Singapore’s recovery on track, GDP may hit 6 percent, says IMF

In its report on July 16, the International Monetary Fund said Singapore's recovery is expected to be led by manufacturing and modern services, bringing projected annual growth to 6 percent in 2021.

21, Jul. 2021

The International Monetary Fund's board of executive directors discuss findings on economic developments and policies of a country and then make recommendations in a report. (Photo: IMF)
The International Monetary Fund's board of executive directors discuss findings on economic developments and policies of a country and then make recommendations in a report. (Photo: IMF)

SINGAPORE, NNA - Following a record contraction in 2020, the Singapore economy is poised to recover this year as the country has tackled the COVID-19 pandemic head-on with a huge policy space and robust economic policy frameworks, said the International Monetary Fund (IMF).

Activity is expected to accelerate in the second half of this year as vaccines become more widely available, and may bring annual growth to 6 percent in 2021, according to IMF executive directors in their latest report.

They noted that the authorities had mounted a coordinated, comprehensive, and sizable policy response, with fiscal policy acting as a first line of defense.

As a result, worse outcomes were prevented and real GDP, which contracted by 5.4 percent in 2020, registered 1.3 percent year-on-year growth in the first quarter of 2021, led by a strong manufacturing sector performance, said IMF in a press release on its latest country report on Singapore on July 16.

Labor market conditions in the city-state have been supported by the broad-ranging policy initiatives, with unemployment declining to 2.9 percent in April 2021 from its peak of 3.5 percent in September 2020.

Policy support also helped banks maintain strong liquidity and capital buffers.

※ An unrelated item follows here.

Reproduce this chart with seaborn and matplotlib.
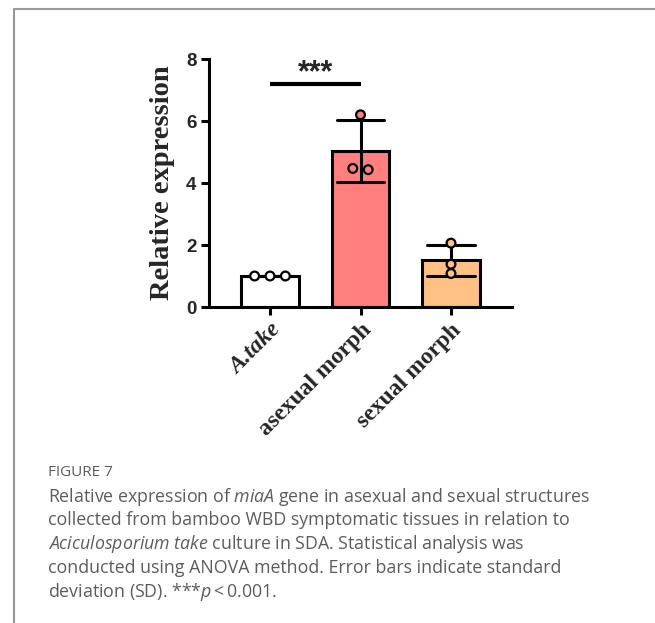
import matplotlib
matplotlib.use("Agg")
import matplotlib.pyplot as plt
import seaborn as sns
import pandas as pd
import numpy as np
from matplotlib.lines import Line2D

# ---- data ----
groups = ["A.take", "asexual morph", "sexual morph"]
rep_atake = [1.0, 1.0, 1.0]
rep_asexual = [6.2, 4.47, 4.43]
rep_sexual = [2.06, 1.38, 1.08]
y_ticks = [0, 2, 4, 6, 8]
sig_label = "***"

# ---- style ----
bar_colors = ["#FFFFFF", "#FF7F7F", "#FFC183"]
point_offsets = [[-0.17, 0.0, 0.17], [0.0, -0.085, 0.085], [0.0, 0.0, 0.0]]

sns.set_theme(style="ticks")
plt.rcParams["mathtext.fontset"] = "custom"
plt.rcParams["mathtext.rm"] = "Open Sans"
plt.rcParams["mathtext.it"] = "Open Sans:italic"

reps = [rep_atake, rep_asexual, rep_sexual]
df = pd.DataFrame({
    "group": np.repeat(groups, [len(r) for r in reps]),
    "value": np.concatenate(reps),
})
df["xpos"] = [i + off for i, r in enumerate(reps) for off in point_offsets[i][:len(r)]]

fig = plt.figure(figsize=(6.55, 6.23), dpi=100)
ax = fig.add_axes([209 / 655, 1 - 307 / 623, (512 - 209) / 655, (307 - 59) / 623])

sns.barplot(data=df, x="group", y="value", hue="group", palette=bar_colors,
            order=groups, hue_order=groups, estimator="mean", errorbar="sd",
            width=0.64, capsize=0.52, edgecolor="black", linewidth=2.2,
            saturation=1, err_kws={"color": "black", "linewidth": 2.2},
            legend=False, ax=ax)

sns.scatterplot(data=df, x="xpos", y="value", hue="group", palette=bar_colors,
                hue_order=groups, s=40, edgecolor="black", linewidth=1.6,
                legend=False, ax=ax, zorder=5)

ax.set_xlim(-0.674, 2.674)
ax.set_ylim(0, 8)
ax.set_yticks(y_ticks)
ax.set_yticklabels([str(t) for t in y_ticks], fontfamily="Liberation Sans",
                   fontweight="bold", fontsize=13.5)
ax.set_xticks(range(len(groups)))
ax.set_xticklabels(groups, rotation=45, ha="right", rotation_mode="anchor",
                   fontfamily="Liberation Serif", fontweight="bold", fontsize=17)
ax.get_xticklabels()[0].set_fontstyle("italic")
ax.set_xlabel("")
ax.set_ylabel("Relative expression", fontfamily="Liberation Serif",
              fontweight="bold", fontsize=20.5, labelpad=8)

for s in ["top", "right"]:
    ax.spines[s].set_visible(False)
for s in ["left", "bottom"]:
    ax.spines[s].set_linewidth(2.2)
    ax.spines[s].set_color("black")
ax.tick_params(axis="both", width=2.2, length=6, color="black", pad=3)

# significance
ax.plot([0, 1], [7.2, 7.2], color="black", lw=3, solid_capstyle="butt")
ax.text(0.5, 7.05, sig_label, ha="center", va="bottom", fontsize=22,
        fontfamily="Liberation Sans", fontweight="bold")

# frame
fig.add_artist(Line2D([14 / 655, 14 / 655], [0, 1 - 9 / 623], color="#999999", lw=1.5))
fig.add_artist(Line2D([14 / 655, 1], [1 - 9 / 623, 1 - 9 / 623], color="#999999", lw=1.5))

# caption
cap_color = "#5c5c5c"
x0 = 48 / 655
fig.text(x0, 1 - 473 / 623, "FIGURE 7", fontfamily="Open Sans", fontsize=11,
         color=cap_color, va="center", fontweight="medium")
lines = [
    r"Relative expression of $\it{miaA}$ gene in asexual and sexual structures",
    "collected from bamboo WBD symptomatic tissues in relation to",
    r"$\it{Aciculosporium}$ $\it{take}$ culture in SDA. Statistical analysis was",
    "conducted using ANOVA method. Error bars indicate standard",
    r"deviation (SD). ***$\it{p}$$\,$<$\,$0.001.",
]
ys = [497, 520, 544, 568, 592]
for t, y in zip(lines, ys):
    fig.text(x0, 1 - y / 623, t, fontfamily="Open Sans", fontsize=12.8,
             color=cap_color, va="center")

fig.savefig("out.png", dpi=100)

The current account surplus has remained resilient throughout the crisis and registered 17.6 percent of GDP in 2020, said IMF.

Singapore's recovery is expected to be led by manufacturing and modern services since hard-hit sectors such as aviation and tourism-related industries would see a turnaround more gradually.

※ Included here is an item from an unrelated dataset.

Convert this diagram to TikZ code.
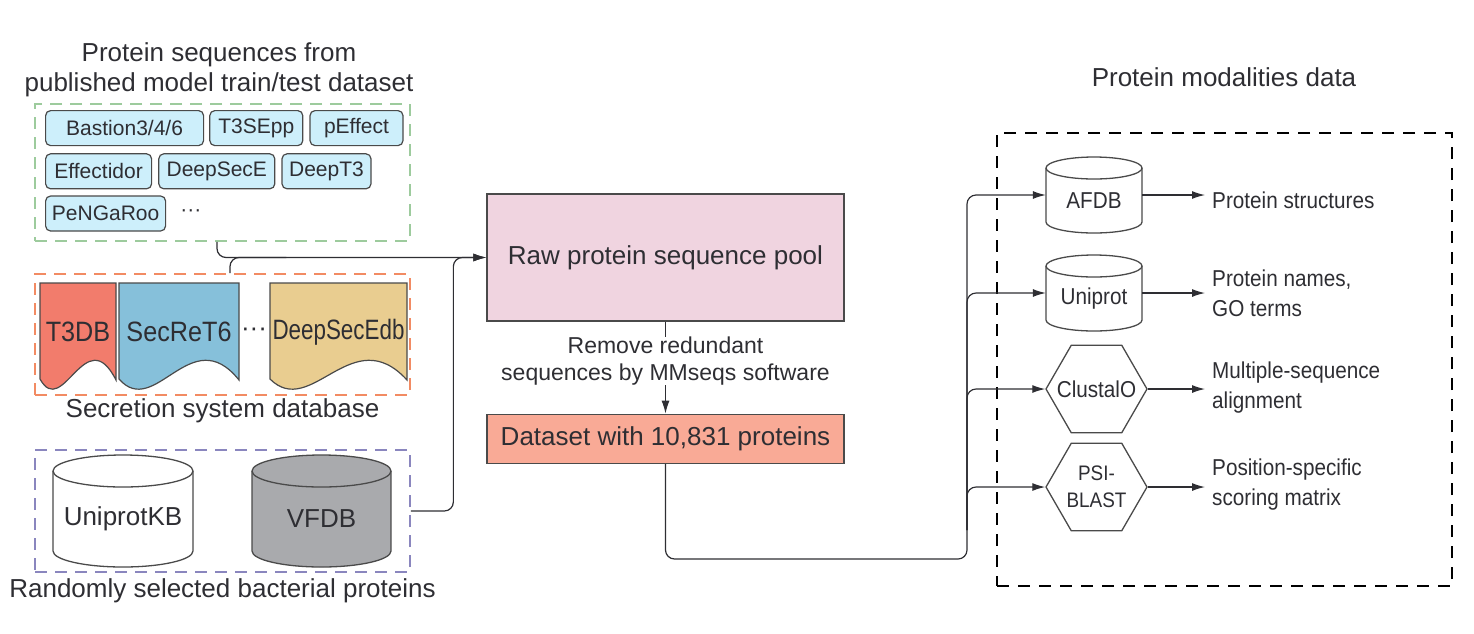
\documentclass[tikz,border=0pt]{standalone}
\usepackage{fontspec}
\setmainfont{Liberation Sans}
\newfontfamily\narrowfont{Liberation Sans}[FakeStretch=0.9]
\newfontfamily\narrowerfont{Liberation Sans}[FakeStretch=0.8]
\usetikzlibrary{positioning,shapes.geometric,arrows.meta,calc}
\definecolor{ink}{HTML}{2E2E33}
\definecolor{edge}{HTML}{4A4A4A}
\definecolor{toolfill}{HTML}{CDEFFB}
\definecolor{greendash}{HTML}{9DCB9D}
\definecolor{orangedash}{HTML}{F28B63}
\definecolor{purpledash}{HTML}{8A86BE}
\definecolor{poolfill}{HTML}{F0D4E0}
\definecolor{datafill}{HTML}{F9AA96}
\definecolor{tdbfill}{HTML}{F27C6C}
\definecolor{secfill}{HTML}{86C0DA}
\definecolor{dsefill}{HTML}{E9CD90}
\definecolor{vffill}{HTML}{A9AAAD}
\newcommand{\ttlfnt}{\fontsize{26}{30}\selectfont}
\newcommand{\toolfnt}{\fontsize{21}{24}\selectfont}
\newcommand{\notefnt}{\fontsize{23}{27}\selectfont}
\newcommand{\sidefnt}{\narrowfont\fontsize{23}{30}\selectfont}
\newcommand{\psifnt}{\narrowfont\fontsize{21}{27}\selectfont}
\newcommand{\docfnt}{\narrowfont\fontsize{28}{32}\selectfont}
\newcommand{\docnfnt}{\narrowerfont\fontsize{28}{32}\selectfont}
\tikzset{tool/.style={draw=edge,fill=toolfill,line width=1.2pt,rounded corners=5pt,minimum height=35pt,inner sep=0pt,font=\toolfnt},
         groupbox/.style={draw=#1,dash pattern=on 12pt off 8pt,line width=1.6pt,inner sep=0pt},
         heading/.style={font=\ttlfnt,align=center,inner sep=0pt},
         stagebox/.style={draw=edge,line width=1.3pt,minimum width=357pt,inner sep=0pt,font=\ttlfnt},
         hexa/.style={draw=edge,line width=1.3pt,regular polygon,regular polygon sides=6,minimum size=101pt,inner sep=0pt},
         outlabel/.style={anchor=west,align=left,font=\sidefnt,inner xsep=7pt,inner ysep=0pt},
         line/.style={draw=ink,line width=1.2pt,rounded corners=9pt},
         arrow/.style={line,-{Latex[length=13pt,width=8pt]}}
}
% name, cx, top, bottom, rx, ry, fill, font, text
\newcommand{\dbcan}[9]{%
  \fill[#7] (#2-#5,#3+#6) rectangle (#2+#5,#4-#6);
  \fill[#7] (#2,#4-#6) ellipse[x radius=#5,y radius=#6];
  \draw[edge,line width=1.3pt] (#2-#5,#3+#6) -- (#2-#5,#4-#6) .. controls +(0,0.552*#6) and +(-0.552*#5,0) .. (#2,#4)
    .. controls +(0.552*#5,0) and +(0,0.552*#6) .. (#2+#5,#4-#6) -- (#2+#5,#3+#6);
  \filldraw[fill=#7,draw=edge,line width=1.3pt] (#2,#3+#6) ellipse[x radius=#5,y radius=#6];
  \node[inner sep=0pt,minimum width=2*#5pt,minimum height=#4pt-#3pt] (#1) at (#2,{(#3+#4)/2}) {};
  \node[font=#8,inner sep=0pt] (#1-t) at (#2,{(#3+#4)/2+#6/2}) {#9};
}
% name, left, right, fill, font, text
\newcommand{\secdoc}[6]{%
  \filldraw[fill=#4,draw=edge,line width=1.2pt] (#2,283) -- (#3,283) -- (#3,380)
    .. controls ({#2+0.6*(#3-#2)},320) and ({#2+0.3*(#3-#2)},420) .. (#2,379) -- cycle;
  \node[font=#5,inner sep=0pt] (#1) at ({(#2+#3)/2},332) {#6};
}

\begin{document}
\begin{tikzpicture}[x=1pt,y=-1pt,every node/.append style={text=ink}]
\useasboundingbox (0,0) rectangle (1474,633);

% published model datasets
\node[groupbox=greendash,minimum width=375pt,minimum height=137pt] (published) at (222.5,172.5) {};
\node[heading] (pubtitle) at (219,70) {Protein sequences from\\published model train/test dataset};
\node[tool,minimum width=158pt,anchor=north west] (bastion) at (45,110) {Bastion3/4/6};
\node[tool,minimum width=93pt,right=5pt of bastion] (t3sepp) {T3SEpp};
\node[tool,minimum width=93pt,right=6pt of t3sepp] (peffect) {pEffect};
\node[tool,minimum width=106pt,below=7pt of bastion.south west,anchor=north west] (effectidor) {Effectidor};
\node[tool,minimum width=116pt,right=6pt of effectidor] (deepsece) {DeepSecE};
\node[tool,minimum width=89pt,right=6pt of deepsece] (deept3) {DeepT3};
\node[tool,minimum width=120pt,below=6pt of effectidor.south west,anchor=north west] (pengaroo) {PeNGaRoo};
\node[font=\toolfnt,inner sep=0pt,right=14pt of pengaroo] (tooldots) {···};

% secretion system databases
\node[groupbox=orangedash,minimum width=375pt,minimum height=121pt] (secretion) at (222.5,334.5) {};
\secdoc{t3db}{40}{116}{tdbfill}{\docfnt}{T3DB}
\secdoc{secret6}{119}{239}{secfill}{\docfnt}{SecReT6}
\secdoc{deepsecedb}{270}{407}{dsefill}{\docnfnt}{DeepSecEdb}
\node[font=\ttlfnt,inner sep=0pt] (docdots) at (254,332) {···};
\node[heading,below=3pt of secretion] (sectitle) {Secretion system database};

% random bacterial proteins
\node[groupbox=purpledash,minimum width=375pt,minimum height=122pt] (random) at (222.5,511) {};
\dbcan{uniprotkb}{123}{455}{567}{70}{16}{white}{\ttlfnt}{UniprotKB}
\dbcan{vfdb}{321.5}{455}{567}{69.5}{16}{vffill}{\ttlfnt}{VFDB}
\node[heading,below=6pt of random] (randtitle) {Randomly selected bacterial proteins};

% pool and dataset
\node[stagebox,fill=poolfill,minimum height=127pt] (pool) at (665.5,257.5) {Raw protein sequence pool};
\node[font=\notefnt,align=center,inner sep=0pt,below=15pt of pool] (remove) {Remove redundant\\sequences by MMseqs software};
\node[stagebox,fill=datafill,minimum height=49pt,below=92pt of pool] (data) {Dataset with 10,831 proteins};

% modalities
\node[groupbox=black,dash pattern=on 12pt off 9pt,minimum width=455pt,minimum height=453pt] (modal) at (1224.5,359.5) {};
\node[heading] (modtitle) at (1224,77) {Protein modalities data};
\dbcan{afdb}{1094}{157}{233}{48}{11}{white}{\sidefnt}{AFDB}
\dbcan{uniprot}{1094}{255}{331}{48}{11}{white}{\sidefnt}{Uniprot}
\node[hexa] (clustalo) at (1096.5,389) {};
\node[font=\sidefnt,inner sep=0pt] (clustalo-t) at (clustalo.center) {ClustalO};
\node[hexa] (psiblast) at (1096.5,487) {};
\node[font=\psifnt,align=center,inner sep=0pt] (psiblast-t) at (psiblast.center) {PSI-\\BLAST};
\node[outlabel] (structs) at (1205,200) {Protein structures};
\node[outlabel] (names) at (1205,293) {Protein names,\\GO terms};
\node[outlabel] (msa) at (1205,388) {Multiple-sequence\\alignment};
\node[outlabel] (pssm) at (1205,485) {Position-specific\\scoring matrix};

% connectors
\draw[arrow] ([xshift=-5.5pt]published.south) |- (pool.west);
\draw[line] ([xshift=7.5pt]secretion.north) |- ($(pool.west)+(-200,0)$);
\draw[arrow] (random.east) -| ($(pool.west)+(-33,0)$) -- (pool.west);
\draw[line] (pool.south) -- (remove.north);
\draw[arrow] (remove.south) -- (data.north);
\coordinate (trunk) at (967,559);
\coordinate (trunkup) at (967,530);
\draw[arrow] (data.south) |- (trunk) |- (afdb.west);
\draw[arrow] (trunkup) |- (uniprot.west);
\draw[arrow] (trunkup) |- (clustalo.west);
\draw[arrow] (trunkup) |- (psiblast.west);
\draw[arrow] (afdb.east) -- (afdb.east -| structs.west);
\draw[arrow] (uniprot.east) -- (uniprot.east -| names.west);
\draw[arrow] (clustalo.east) -- (clustalo.east -| msa.west);
\draw[arrow] (psiblast.east) -- (psiblast.east -| pssm.west);

\end{tikzpicture}
\end{document}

Analysts have also expressed more optimism for Singapore rebounding to the pink of health this year.

Fitch Solutions revised their 2021 growth forecast to 6.1 percent, up from 5.8 percent previously, to reflect Singapore’s prospects for a more resilient recovery in the second half as vaccinations gather pace.

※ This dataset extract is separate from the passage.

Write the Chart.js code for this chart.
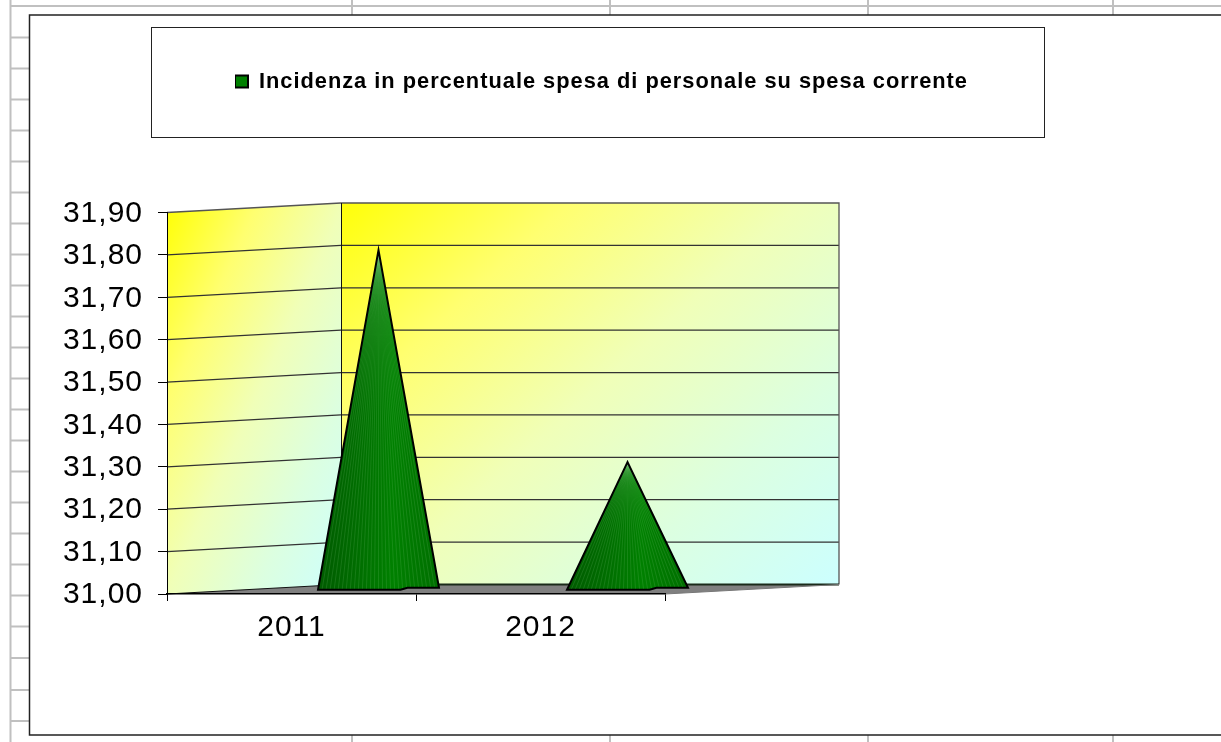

Singapore's inflation, which had turned negative in 2020, registered 2.1 percent year-on-year in April. Inflation is expected to be contained given the remaining slack in the labor market, said IMF.

With the recovery in domestic demand, the current account surplus is expected to decline to 15.5 percent of GDP in 2021, it said.

Over the medium term, growth should converge to 2.5 percent with the current account surplus declining and the Monetary Authority of Singapore core inflation stabilizing at 2 percent.

However, IMF warned that the outlook is subject to unusually high uncertainty, with "balanced risks stemming mostly in the near term from the unknown trajectory of the pandemic globally and locally, as well as the path for vaccines."

Additional risks include volatile global financial conditions, threats to globalization and trade, and the uncertain impact of the pandemic on the corporate sector.

Given pockets of risks remaining in the financial sector, IMF directors recommended continued supervisory vigilance, such as close monitoring of non-performing loans in real estate markets and banks’ foreign currency risk.

They also encouraged the authorities to continue to strengthen US dollar liquidity among domestic systemically important banks (D-SIBs).

Welcoming ongoing initiatives to facilitate economic transition post‑pandemic, the directors said the authorities’ focus on labor reskilling and training would help facilitate resource reallocation in high-growth sectors.

IMF directors agreed that macroeconomic policies should remain supportive in the near term while efforts should continue to facilitate a transition toward a greener, smarter, and more inclusive economy over time.

"Singapore's plans to accelerate digitalization, innovation, and climate-resilient infrastructure investment should help sustain medium-term economic growth," IMF concluded.